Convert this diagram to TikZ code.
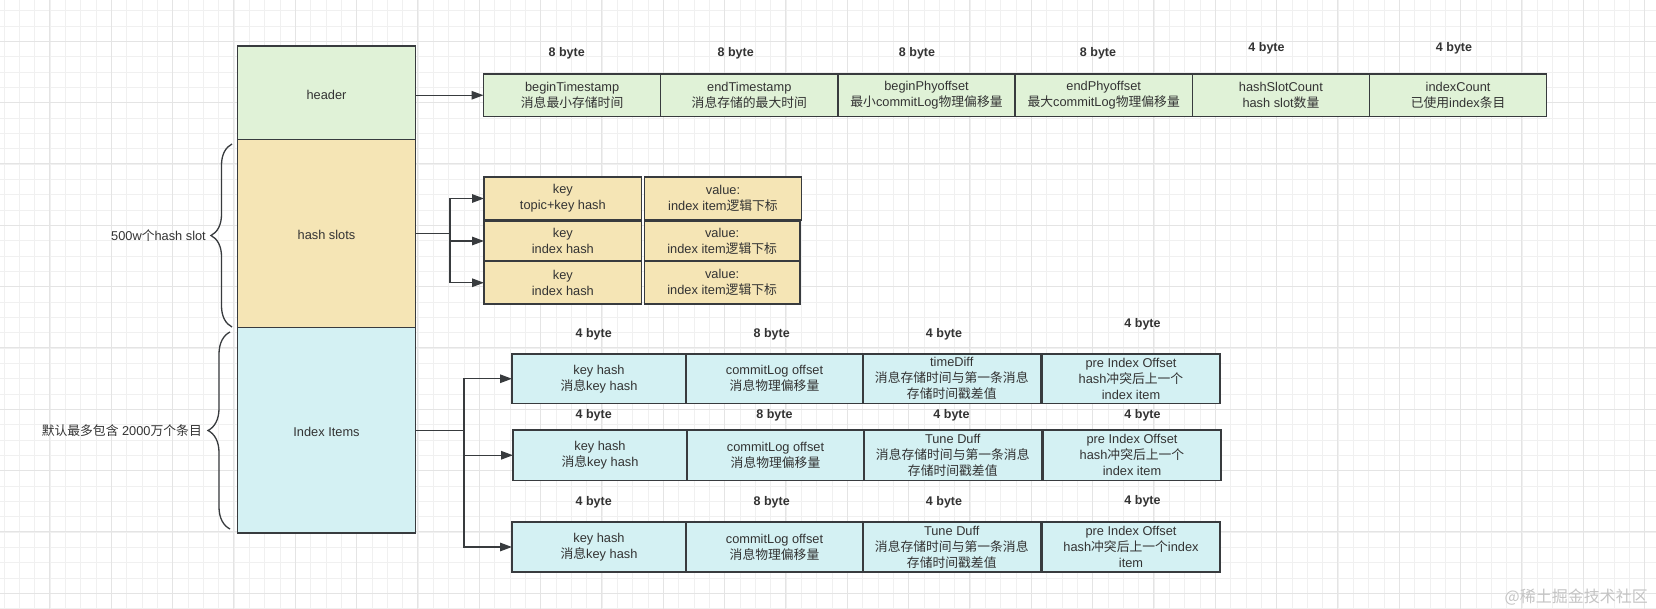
\documentclass[tikz,border=0pt]{standalone}
\usepackage{fontspec}
\setmainfont{Liberation Sans}
\newfontfamily\cjk{Noto Sans CJK SC}
\usetikzlibrary{arrows.meta,decorations.pathreplacing}
\definecolor{linec}{HTML}{383B3E}
\definecolor{textc}{HTML}{333333}
\definecolor{hgreen}{HTML}{E0F2D7}
\definecolor{hyellow}{HTML}{F5E5B5}
\definecolor{hcyan}{HTML}{D4F1F3}
\definecolor{gridminor}{HTML}{F0F0F0}
\definecolor{gridmajor}{HTML}{E4E4E4}
\definecolor{wmark}{HTML}{C4C4C4}
\newcommand\zhtxt[1]{{\cjk #1}}
\newcommand\lowertxt[2]{\raisebox{-#1}[\height][\depth]{#2}}
\newcommand\fsn{\fontsize{12.8}{16}\selectfont}
\newcommand\fsb{\fontsize{12.5}{15}\selectfont\bfseries}
\begin{document}
\begin{tikzpicture}[x=1pt,y=-1pt,
  cell/.style={draw=linec, line width=1.4pt, inner sep=0pt, outer sep=0pt, anchor=north west, align=center, text=textc, font=\fsn},
  bytelbl/.style={inner sep=0pt, text=textc, font=\fsb},
  sidelbl/.style={inner sep=0pt, anchor=east, text=textc, font=\fsn},
  conn/.style={draw=linec, line width=1.4pt},
  arr/.style={conn, -{Triangle[length=12pt,width=8.5pt]}},
  bracedeco/.style={draw=linec, line width=1.3pt, decorate},
  minorln/.style={draw=gridminor, line width=1pt},
  majorln/.style={draw=gridmajor, line width=1pt}
  ]
\useasboundingbox (0,0) rectangle (1656,609);
\fill[white] (0,0) rectangle (1656,609);
% grid
\foreach \i in {0,...,107} \draw[minorln] ({4+15.3333*\i},0) -- ({4+15.3333*\i},609);
\foreach \i in {0,...,39} \draw[minorln] (0,{10.7+15.3333*\i}) -- (1656,{10.7+15.3333*\i});
\foreach \i in {0,...,26} \draw[majorln] ({49.7+61.3333*\i},0) -- ({49.7+61.3333*\i},609);
\foreach \i in {0,...,9} \draw[majorln] (0,{41.3+61.3333*\i}) -- (1656,{41.3+61.3333*\i});

% main column
\node[cell, fill=hgreen, minimum width=178pt, minimum height=93.5pt] (header) at (237.5,46) {\lowertxt{2.5pt}{header}};
\node[cell, fill=hyellow, minimum width=178pt, minimum height=188pt] (hash) at (237.5,139.5) {\lowertxt{1pt}{hash slots}};
\node[cell, fill=hcyan, minimum width=178pt, minimum height=205.5pt] (idx) at (237.5,327.5) {\lowertxt{2pt}{Index Items}};

% braces and side labels
\draw[bracedeco, decoration={brace, amplitude=21pt}] ([xshift=-5.5pt,yshift=0.5pt]hash.south west) -- ([xshift=-5.5pt,yshift=-4.5pt]hash.north west);
\draw[bracedeco, decoration={brace, amplitude=22pt}] ([xshift=-7.5pt,yshift=4pt]idx.south west) -- ([xshift=-7.5pt,yshift=-4.5pt]idx.north west);
\node[sidelbl] (lblhash) at (206,235.7) {500w\zhtxt{个}hash slot};
\node[sidelbl] (lblidx) at (202,431) {\zhtxt{默认最多包含} 2000\zhtxt{万个条目}};

% header fields
\node[cell, fill=hgreen, minimum width=177.2pt, minimum height=42.5pt] (h1) at (483.5,74) {beginTimestamp\\\zhtxt{消息最小存储时间}};
\node[cell, fill=hgreen, minimum width=177.2pt, minimum height=42.5pt] (h2) at (660.7,74) {endTimestamp\\\zhtxt{消息存储的最大时间}};
\node[cell, fill=hgreen, minimum width=177.2pt, minimum height=42.5pt] (h3) at (837.9,74) {beginPhyoffset\\\zhtxt{最小}commitLog\zhtxt{物理偏移量}};
\node[cell, fill=hgreen, minimum width=177.2pt, minimum height=42.5pt] (h4) at (1015.1,74) {endPhyoffset\\\zhtxt{最大}commitLog\zhtxt{物理偏移量}};
\node[cell, fill=hgreen, minimum width=177.2pt, minimum height=42.5pt] (h5) at (1192.3,74) {hashSlotCount\\hash slot\zhtxt{数量}};
\node[cell, fill=hgreen, minimum width=177.2pt, minimum height=42.5pt] (h6) at (1369.5,74) {indexCount\\\zhtxt{已使用}index\zhtxt{条目}};
\node[bytelbl] (bh1) at (566.7,53.3) {8 byte};
\node[bytelbl] (bh2) at (735.7,53.3) {8 byte};
\node[bytelbl] (bh3) at (917,53) {8 byte};
\node[bytelbl] (bh4) at (1098,53) {8 byte};
\node[bytelbl] (bh5) at (1266.5,48.6) {4 byte};
\node[bytelbl] (bh6) at (1454,48.6) {4 byte};

% hash slot entries
\node[cell, fill=hyellow, minimum width=157.7pt, minimum height=43pt] (k1) at (484,177) {key\\topic+key hash};
\node[cell, fill=hyellow, minimum width=157.4pt, minimum height=43pt] (v1) at (644.3,177) {value:\\index item\zhtxt{逻辑下标}};
\node[cell, fill=hyellow, minimum width=157.7pt, minimum height=40pt] (k2) at (484,221) {key\\index hash};
\node[cell, fill=hyellow, minimum width=155.7pt, minimum height=40pt] (v2) at (644.3,221) {value:\\index item\zhtxt{逻辑下标}};
\node[cell, fill=hyellow, minimum width=157.7pt, minimum height=42.5pt] (k3) at (484,261.5) {key\\index hash};
\node[cell, fill=hyellow, minimum width=155.7pt, minimum height=42.5pt] (v3) at (644.3,261.5) {value:\\index item\zhtxt{逻辑下标}};

% index item rows
\node[cell, fill=hcyan, minimum width=174pt, minimum height=49.5pt] (r1a) at (512,354) {key hash\\\zhtxt{消息}key hash};
\node[cell, fill=hcyan, minimum width=177pt, minimum height=49.5pt] (r1b) at (686,354) {commitLog offset\\\zhtxt{消息物理偏移量}};
\node[cell, fill=hcyan, minimum width=177.5pt, minimum height=49.5pt] (r1c) at (863,354) {timeDiff\\\zhtxt{消息存储时间与第一条消息}\\\zhtxt{存储时间戳差值}};
\node[cell, fill=hcyan, minimum width=178pt, minimum height=49.5pt] (r1d) at (1042,354) {pre Index Offset\\hash\zhtxt{冲突后上一个}\\index item};

\node[cell, fill=hcyan, minimum width=174pt, minimum height=50.5pt] (r2a) at (513,430) {key hash\\\zhtxt{消息}key hash};
\node[cell, fill=hcyan, minimum width=177pt, minimum height=50.5pt] (r2b) at (687,430) {commitLog offset\\\zhtxt{消息物理偏移量}};
\node[cell, fill=hcyan, minimum width=177.5pt, minimum height=50.5pt] (r2c) at (864,430) {Tune Duff\\\zhtxt{消息存储时间与第一条消息}\\\zhtxt{存储时间戳差值}};
\node[cell, fill=hcyan, minimum width=178pt, minimum height=50.5pt] (r2d) at (1043,430) {pre Index Offset\\hash\zhtxt{冲突后上一个}\\index item};

\node[cell, fill=hcyan, minimum width=174pt, minimum height=50pt] (r3a) at (512,522) {key hash\\\zhtxt{消息}key hash};
\node[cell, fill=hcyan, minimum width=177pt, minimum height=50pt] (r3b) at (686,522) {commitLog offset\\\zhtxt{消息物理偏移量}};
\node[cell, fill=hcyan, minimum width=177.5pt, minimum height=50pt] (r3c) at (863,522) {Tune Duff\\\zhtxt{消息存储时间与第一条消息}\\\zhtxt{存储时间戳差值}};
\node[cell, fill=hcyan, minimum width=178pt, minimum height=50pt] (r3d) at (1042,522) {pre Index Offset\\hash\zhtxt{冲突后上一个}index\\item};

\node[bytelbl] (b1a) at (593.7,334) {4 byte};
\node[bytelbl] (b1b) at (771.7,334) {8 byte};
\node[bytelbl] (b1c) at (944,334) {4 byte};
\node[bytelbl] (b1d) at (1142.5,324) {4 byte};
\node[bytelbl] (b2a) at (593.7,415) {4 byte};
\node[bytelbl] (b2b) at (774.5,415) {8 byte};
\node[bytelbl] (b2c) at (951.5,415) {4 byte};
\node[bytelbl] (b2d) at (1142.5,415) {4 byte};
\node[bytelbl] (b3a) at (593.7,502) {4 byte};
\node[bytelbl] (b3b) at (771.7,502) {8 byte};
\node[bytelbl] (b3c) at (944,502) {4 byte};
\node[bytelbl] (b3d) at (1142.5,501) {4 byte};

% connectors
\draw[arr] (h1.west -| header.east) -- (h1.west);
\coordinate (jh) at (450,233.5);
\draw[conn] (hash.east) -- (jh);
\draw[arr] (jh) |- (k1.west);
\draw[arr] (jh) |- (k2.west);
\draw[arr] (jh) |- (k3.west);
\coordinate (ji) at (464,430.25);
\draw[conn] (idx.east) -- (ji);
\draw[arr] (ji) |- (r1a.west);
\draw[arr] (ji) |- (r2a.west);
\draw[arr] (ji) |- (r3a.west);

% watermark
\node[anchor=east, inner sep=0pt, text=wmark, font=\cjk\fontsize{16}{18}\selectfont] (wm) at (1648,597) {@稀土掘金技术社区};
\end{tikzpicture}
\end{document}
━━━━━━━━━━━━━━━━━━━━━━━━━━━━━━
== Required work ==
Leave out the pictures. Transcribe only the lines above, from the first through the one that contains "width=178pt, minimum height=205.5pt]".

== The solution ==
Convert this diagram to TikZ code.
\documentclass[tikz,border=0pt]{standalone}
\usepackage{fontspec}
\setmainfont{Liberation Sans}
\newfontfamily\cjk{Noto Sans CJK SC}
\usetikzlibrary{arrows.meta,decorations.pathreplacing}
\definecolor{linec}{HTML}{383B3E}
\definecolor{textc}{HTML}{333333}
\definecolor{hgreen}{HTML}{E0F2D7}
\definecolor{hyellow}{HTML}{F5E5B5}
\definecolor{hcyan}{HTML}{D4F1F3}
\definecolor{gridminor}{HTML}{F0F0F0}
\definecolor{gridmajor}{HTML}{E4E4E4}
\definecolor{wmark}{HTML}{C4C4C4}
\newcommand\zhtxt[1]{{\cjk #1}}
\newcommand\lowertxt[2]{\raisebox{-#1}[\height][\depth]{#2}}
\newcommand\fsn{\fontsize{12.8}{16}\selectfont}
\newcommand\fsb{\fontsize{12.5}{15}\selectfont\bfseries}
\begin{document}
\begin{tikzpicture}[x=1pt,y=-1pt,
  cell/.style={draw=linec, line width=1.4pt, inner sep=0pt, outer sep=0pt, anchor=north west, align=center, text=textc, font=\fsn},
  bytelbl/.style={inner sep=0pt, text=textc, font=\fsb},
  sidelbl/.style={inner sep=0pt, anchor=east, text=textc, font=\fsn},
  conn/.style={draw=linec, line width=1.4pt},
  arr/.style={conn, -{Triangle[length=12pt,width=8.5pt]}},
  bracedeco/.style={draw=linec, line width=1.3pt, decorate},
  minorln/.style={draw=gridminor, line width=1pt},
  majorln/.style={draw=gridmajor, line width=1pt}
  ]
\useasboundingbox (0,0) rectangle (1656,609);
\fill[white] (0,0) rectangle (1656,609);
% grid
\foreach \i in {0,...,107} \draw[minorln] ({4+15.3333*\i},0) -- ({4+15.3333*\i},609);
\foreach \i in {0,...,39} \draw[minorln] (0,{10.7+15.3333*\i}) -- (1656,{10.7+15.3333*\i});
\foreach \i in {0,...,26} \draw[majorln] ({49.7+61.3333*\i},0) -- ({49.7+61.3333*\i},609);
\foreach \i in {0,...,9} \draw[majorln] (0,{41.3+61.3333*\i}) -- (1656,{41.3+61.3333*\i});

% main column
\node[cell, fill=hgreen, minimum width=178pt, minimum height=93.5pt] (header) at (237.5,46) {\lowertxt{2.5pt}{header}};
\node[cell, fill=hyellow, minimum width=178pt, minimum height=188pt] (hash) at (237.5,139.5) {\lowertxt{1pt}{hash slots}};
\node[cell, fill=hcyan, minimum width=178pt, minimum height=205.5pt] (idx) at (237.5,327.5) {\lowertxt{2pt}{Index Items}};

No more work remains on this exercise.